Abbott responded to the news with a tweet of his own.

In a hypothetical poll between O’Rourke and Abbot conducted in early November, O’Rourke trailed the current governor by nine points in a head-to-head matchup. Forty-six percent of respondents chose Abbott to only 37 percent for O’Rourke.

Formerly considered a Democrat up-and-comer, O’Rourke’s popularity with Texans waned after his disastrous run for the presidency in 2019. O’Rourke made several gaffes and odd statements during the early debate season, which effectively ended his campaign.

After the announcement, Texas Monthly confronted O’Rourke directly about his recent election history, which has included moves to the far left on guns, immigration, and healthcare.

Jonathon Tilove asked the candidate, “Unlike in 2018, you are now a well-known and polarizing figure, and the Abbott campaign will make sure Texans repeatedly hear the statements you made when you ran for president that put you to the left of most Texas voters. Will those define you negatively?”

O’Rourke deflected, “I don’t think this will be much of a campaign if it’s about me. I think it really has to be about Texas. It has to be about all of us.”

O’Rourke was then asked about the precipitous drop in President Joe Biden’s popularity during the first year of his presidency and how that might affect his chances to unseat Abbott.

According to O’Rourke, the answer to defeating Abbott is all about turnout. “I think you’re trying to say this is not going to be easy. I agree with you. And just to compound everything that you laid out, Texas was already the toughest state in which to register and participate in an election. With the elections bill signed into law by Greg Abbott, it is now even harder to vote in Texas.”

“In the 2020 elections, more than seven million eligible voters did not cast a ballot just in the state of Texas, in the most consequential election arguably since 1864,” O’Rourke said. “I want to make sure that I am reaching out to and listening to those who either had an obstacle in place that prevented them from voting, or never heard from a candidate and felt forgotten or written off or not included in the conversation and in the future of this state.”

A former three-term congressman from Texas’ 16th Congressional District, which includes the City of El Paso, O’Rourke made headlines in 2018 when he came tantalizingly close to defeating incumbent Ted Cruz for one of the state’s U.S. Senate seats.
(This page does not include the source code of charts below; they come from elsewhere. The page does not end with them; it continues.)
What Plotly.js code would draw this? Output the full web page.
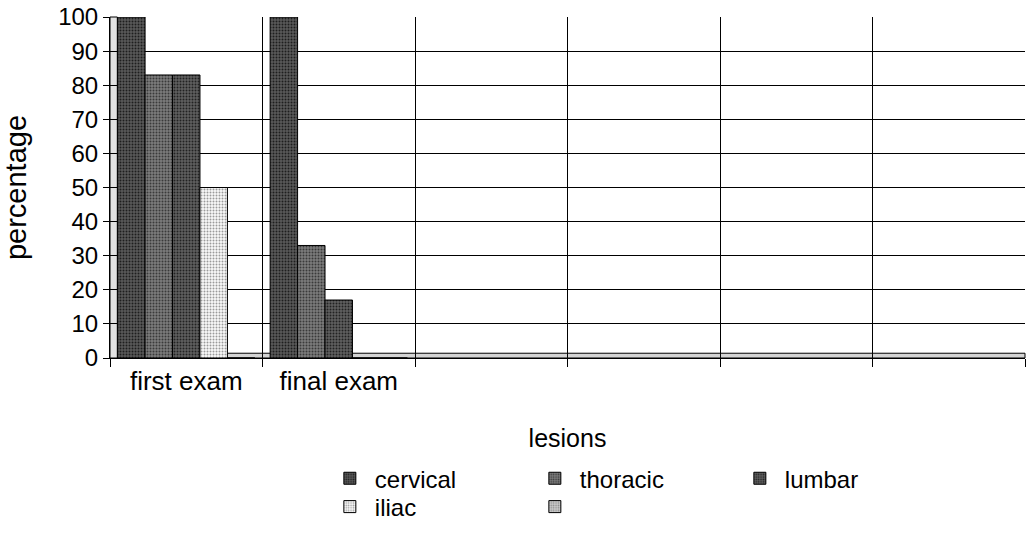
<!DOCTYPE html>
<html>
<head>
<meta charset="utf-8">
<script src="https://cdn.plot.ly/plotly-3.0.1.min.js"></script>
<style>
html,body{margin:0;padding:0;background:#fff;}
#chart{width:1028px;height:545px;}
</style>
</head>
<body>
<div id="chart"></div>
<script>
// Data
var categories = ["first exam", "final exam", " ", "  ", "   ", "    "];
var seriesNames = ["cervical", "thoracic", "lumbar", "iliac", " "];
var cervical = [100, 100, null, null, null, null];
var thoracic = [83, 33, null, null, null, null];
var lumbar = [83, 17, null, null, null, null];
var iliac = [50, 0, null, null, null, null];
var fifth = [0, 0, null, null, null, null];
var yTicks = [0, 10, 20, 30, 40, 50, 60, 70, 80, 90, 100];

var FONT = "Liberation Sans, Arial, sans-serif";
var styles = [
  {bg: "#5a5a5a", fg: "#1e1e1e", shape: ".", legend: "legend"},
  {bg: "#7c7c7c", fg: "#3a3a3a", shape: ".", legend: "legend"},
  {bg: "#606060", fg: "#222222", shape: ".", legend: "legend"},
  {bg: "#fafafa", fg: "#9a9a9a", shape: ".", legend: "legend2"},
  {bg: "#cdcdcd", fg: "#8a8a8a", shape: ".", legend: "legend2"}
];
var values = [cervical, thoracic, lumbar, iliac, fifth];

var traces = values.map(function (v, i) {
  var s = styles[i];
  return {
    type: "bar",
    x: categories,
    y: v,
    name: seriesNames[i],
    legend: s.legend,
    marker: {
      color: s.bg,
      line: {color: "#000", width: 1},
      pattern: {shape: s.shape, fgcolor: s.fg, bgcolor: s.bg, size: 3, solidity: 0.35}
    },
    hoverinfo: "x+y+name"
  };
});

var layout = {
  width: 1028,
  height: 545,
  margin: {l: 110, r: 3, t: 17, b: 187},
  paper_bgcolor: "#fff",
  plot_bgcolor: "#fff",
  font: {family: FONT, size: 24, color: "#000"},
  barmode: "group",
  bargap: 0.1,
  bargroupgap: 0,
  xaxis: {
    type: "category",
    categoryorder: "array",
    categoryarray: categories,
    tickson: "boundaries",
    ticks: "outside",
    ticklen: 8,
    tickcolor: "#000",
    showgrid: true,
    gridcolor: "#000",
    gridwidth: 1,
    showline: true,
    linecolor: "#000",
    linewidth: 1,
    tickfont: {family: FONT, size: 26, color: "#000"},
    title: {text: "lesions", font: {family: FONT, size: 25, color: "#000"}, standoff: 34}
  },
  yaxis: {
    range: [0, 100],
    tickvals: yTicks,
    ticks: "outside",
    ticklen: 6,
    tickcolor: "#000",
    showgrid: true,
    gridcolor: "#000",
    gridwidth: 1,
    showline: true,
    linecolor: "#000",
    linewidth: 1,
    zeroline: false,
    tickfont: {family: FONT, size: 24, color: "#000"},
    title: {text: "percentage", font: {family: FONT, size: 29, color: "#000"}, standoff: 26}
  },
  showlegend: true,
  legend: {
    orientation: "h",
    xref: "container", yref: "container",
    x: 0.316, y: 0.163, xanchor: "left", yanchor: "top",
    font: {family: FONT, size: 24, color: "#000"},
    entrywidth: 150,
    itemwidth: 40,
    tracegroupgap: 0,
    bgcolor: "rgba(0,0,0,0)"
  },
  legend2: {
    orientation: "h",
    xref: "container", yref: "container",
    x: 0.316, y: 0.111, xanchor: "left", yanchor: "top",
    font: {family: FONT, size: 24, color: "#000"},
    entrywidth: 150,
    itemwidth: 40,
    tracegroupgap: 0,
    bgcolor: "rgba(0,0,0,0)"
  },
  shapes: [
    {type: "rect", xref: "paper", yref: "paper", x0: 0, x1: 1, y0: 0, y1: 0.014,
     fillcolor: "#d4d4d4", line: {color: "#000", width: 1}, layer: "below"},
    {type: "rect", xref: "paper", yref: "paper", x0: 0, x1: 0.008, y0: 0, y1: 1,
     fillcolor: "#e2e2e2", line: {color: "#000", width: 1}, layer: "below"}
  ]
};

Plotly.newPlot("chart", traces, layout, {displayModeBar: false, staticPlot: true});
</script>
</body>
</html>
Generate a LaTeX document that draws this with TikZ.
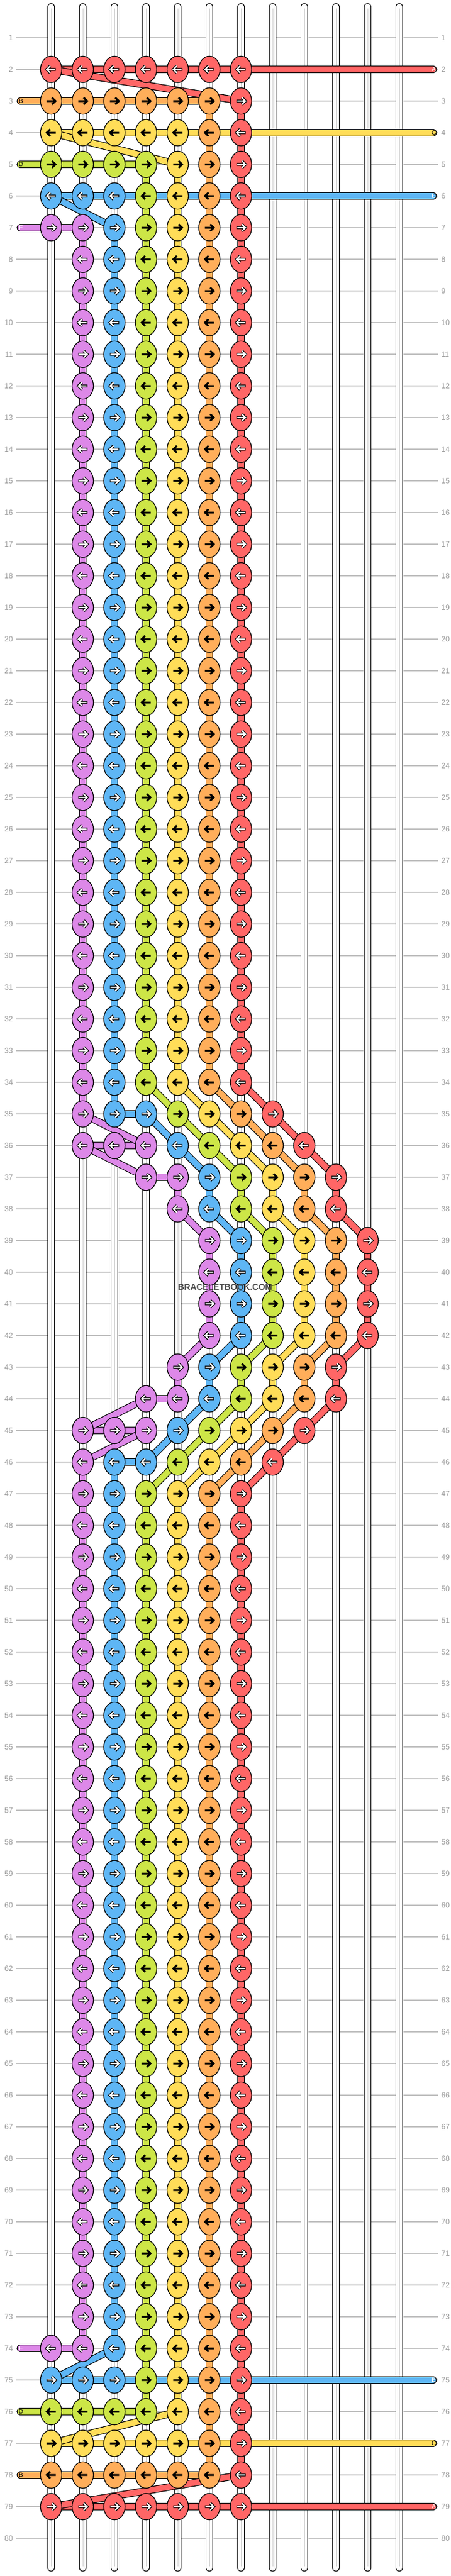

O’Rourke then followed up his loss to Cruz with a run for the presidency. After gaining no momentum during the early Democrat presidential debates, O’Rourke ended his campaign in November of 2019 before primary season began, eventually joining the Democrat establishment on the day before Super Tuesday in endorsing Joe Biden.

Among O’Rourke’s missteps in his 2020 presidential run was his vow to take away certain guns from legal gun owners. During a debate, when asked by moderator David Muir, “Are you proposing taking away their guns? And how would this work?”

O’Rourke responded: “Hell, yes, we’re going to take your AR-15, your AK-47.”

O’Rourke continued: “I am, if it’s a weapon that was designed to kill people on a battlefield. If the high-impact, high-velocity round, when it hits your body, shreds everything inside of your body, because it was designed to do that, so that you would bleed to death on a battlefield and not be able to get up and kill one of our soldiers.”

Despite receiving a thunderous applause for the pronouncement from a Democrat primary debate audience, the remark was used to accurately paint O’Rourke as a potential gun-grabber.

O’Rourke’s campaign was further dogged by a report that the candidate literally ate dirt in the wake of his loss to Cruz in the 2018 midterms during a January stop in New Mexico. According to the report from the Washington Post, the soil in the area was said to have “regenerative powers.” Apparently, O’Rourke also brought some of this New Mexican dirt home to his family to eat.

Despite a long aversion to political action committees, O’Rourke went on to found the Powered by People PAC, which looks to increase Democrat clout in the Lone Star State in the 2022 election. O’Rourke can now count himself among the candidates that his PAC is supporting.